• WHAT YOU HAVE TO DO: Quote all of the data below exactly, please.

________

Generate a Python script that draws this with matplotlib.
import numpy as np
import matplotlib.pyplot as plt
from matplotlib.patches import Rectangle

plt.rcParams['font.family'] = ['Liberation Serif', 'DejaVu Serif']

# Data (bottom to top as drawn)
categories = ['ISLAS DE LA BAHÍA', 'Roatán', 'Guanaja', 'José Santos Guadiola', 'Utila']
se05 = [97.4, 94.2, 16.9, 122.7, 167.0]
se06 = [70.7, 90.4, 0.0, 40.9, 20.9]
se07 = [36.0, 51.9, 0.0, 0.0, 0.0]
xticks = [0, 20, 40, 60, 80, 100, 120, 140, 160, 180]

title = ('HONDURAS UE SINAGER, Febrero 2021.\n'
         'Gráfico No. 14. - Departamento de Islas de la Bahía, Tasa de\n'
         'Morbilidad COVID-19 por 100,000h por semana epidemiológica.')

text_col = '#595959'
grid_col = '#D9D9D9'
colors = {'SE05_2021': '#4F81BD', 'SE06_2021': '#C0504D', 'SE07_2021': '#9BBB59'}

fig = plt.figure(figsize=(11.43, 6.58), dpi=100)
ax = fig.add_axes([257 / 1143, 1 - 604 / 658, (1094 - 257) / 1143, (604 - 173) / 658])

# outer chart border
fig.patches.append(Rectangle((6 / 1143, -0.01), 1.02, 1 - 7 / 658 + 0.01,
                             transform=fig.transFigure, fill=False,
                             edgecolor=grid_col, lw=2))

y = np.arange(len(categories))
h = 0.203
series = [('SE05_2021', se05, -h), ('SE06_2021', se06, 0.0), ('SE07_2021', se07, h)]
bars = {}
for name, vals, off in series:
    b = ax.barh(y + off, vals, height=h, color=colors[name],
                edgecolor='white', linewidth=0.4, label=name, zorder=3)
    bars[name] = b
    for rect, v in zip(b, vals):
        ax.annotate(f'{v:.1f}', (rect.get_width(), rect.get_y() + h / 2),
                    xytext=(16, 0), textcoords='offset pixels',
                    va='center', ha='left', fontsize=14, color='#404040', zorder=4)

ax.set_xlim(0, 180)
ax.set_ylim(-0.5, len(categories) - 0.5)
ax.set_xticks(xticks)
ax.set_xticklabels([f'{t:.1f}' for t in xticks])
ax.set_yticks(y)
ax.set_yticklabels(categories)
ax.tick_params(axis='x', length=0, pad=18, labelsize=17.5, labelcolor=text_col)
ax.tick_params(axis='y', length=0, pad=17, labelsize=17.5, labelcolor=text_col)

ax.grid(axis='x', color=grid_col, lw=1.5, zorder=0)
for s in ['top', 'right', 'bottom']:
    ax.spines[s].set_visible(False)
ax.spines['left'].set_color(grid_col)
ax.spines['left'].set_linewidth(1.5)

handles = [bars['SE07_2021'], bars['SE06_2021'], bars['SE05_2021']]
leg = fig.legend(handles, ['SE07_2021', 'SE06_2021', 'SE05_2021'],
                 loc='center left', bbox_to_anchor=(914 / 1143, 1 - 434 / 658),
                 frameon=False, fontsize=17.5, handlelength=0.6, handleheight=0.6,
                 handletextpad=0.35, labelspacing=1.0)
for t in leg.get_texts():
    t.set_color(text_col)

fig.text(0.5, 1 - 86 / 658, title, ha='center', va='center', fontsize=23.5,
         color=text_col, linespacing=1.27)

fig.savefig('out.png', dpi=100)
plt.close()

________

• THE ANSWER:
Generate a Python script that draws this with matplotlib.
import numpy as np
import matplotlib.pyplot as plt
from matplotlib.patches import Rectangle

plt.rcParams['font.family'] = ['Liberation Serif', 'DejaVu Serif']

# Data (bottom to top as drawn)
categories = ['ISLAS DE LA BAHÍA', 'Roatán', 'Guanaja', 'José Santos Guadiola', 'Utila']
se05 = [97.4, 94.2, 16.9, 122.7, 167.0]
se06 = [70.7, 90.4, 0.0, 40.9, 20.9]
se07 = [36.0, 51.9, 0.0, 0.0, 0.0]
xticks = [0, 20, 40, 60, 80, 100, 120, 140, 160, 180]

title = ('HONDURAS UE SINAGER, Febrero 2021.\n'
         'Gráfico No. 14. - Departamento de Islas de la Bahía, Tasa de\n'
         'Morbilidad COVID-19 por 100,000h por semana epidemiológica.')

text_col = '#595959'
grid_col = '#D9D9D9'
colors = {'SE05_2021': '#4F81BD', 'SE06_2021': '#C0504D', 'SE07_2021': '#9BBB59'}

fig = plt.figure(figsize=(11.43, 6.58), dpi=100)
ax = fig.add_axes([257 / 1143, 1 - 604 / 658, (1094 - 257) / 1143, (604 - 173) / 658])

# outer chart border
fig.patches.append(Rectangle((6 / 1143, -0.01), 1.02, 1 - 7 / 658 + 0.01,
                             transform=fig.transFigure, fill=False,
                             edgecolor=grid_col, lw=2))

y = np.arange(len(categories))
h = 0.203
series = [('SE05_2021', se05, -h), ('SE06_2021', se06, 0.0), ('SE07_2021', se07, h)]
bars = {}
for name, vals, off in series:
    b = ax.barh(y + off, vals, height=h, color=colors[name],
                edgecolor='white', linewidth=0.4, label=name, zorder=3)
    bars[name] = b
    for rect, v in zip(b, vals):
        ax.annotate(f'{v:.1f}', (rect.get_width(), rect.get_y() + h / 2),
                    xytext=(16, 0), textcoords='offset pixels',
                    va='center', ha='left', fontsize=14, color='#404040', zorder=4)

ax.set_xlim(0, 180)
ax.set_ylim(-0.5, len(categories) - 0.5)
ax.set_xticks(xticks)
ax.set_xticklabels([f'{t:.1f}' for t in xticks])
ax.set_yticks(y)
ax.set_yticklabels(categories)
ax.tick_params(axis='x', length=0, pad=18, labelsize=17.5, labelcolor=text_col)
ax.tick_params(axis='y', length=0, pad=17, labelsize=17.5, labelcolor=text_col)

ax.grid(axis='x', color=grid_col, lw=1.5, zorder=0)
for s in ['top', 'right', 'bottom']:
    ax.spines[s].set_visible(False)
ax.spines['left'].set_color(grid_col)
ax.spines['left'].set_linewidth(1.5)

handles = [bars['SE07_2021'], bars['SE06_2021'], bars['SE05_2021']]
leg = fig.legend(handles, ['SE07_2021', 'SE06_2021', 'SE05_2021'],
                 loc='center left', bbox_to_anchor=(914 / 1143, 1 - 434 / 658),
                 frameon=False, fontsize=17.5, handlelength=0.6, handleheight=0.6,
                 handletextpad=0.35, labelspacing=1.0)
for t in leg.get_texts():
    t.set_color(text_col)

fig.text(0.5, 1 - 86 / 658, title, ha='center', va='center', fontsize=23.5,
         color=text_col, linespacing=1.27)

fig.savefig('out.png', dpi=100)
plt.close()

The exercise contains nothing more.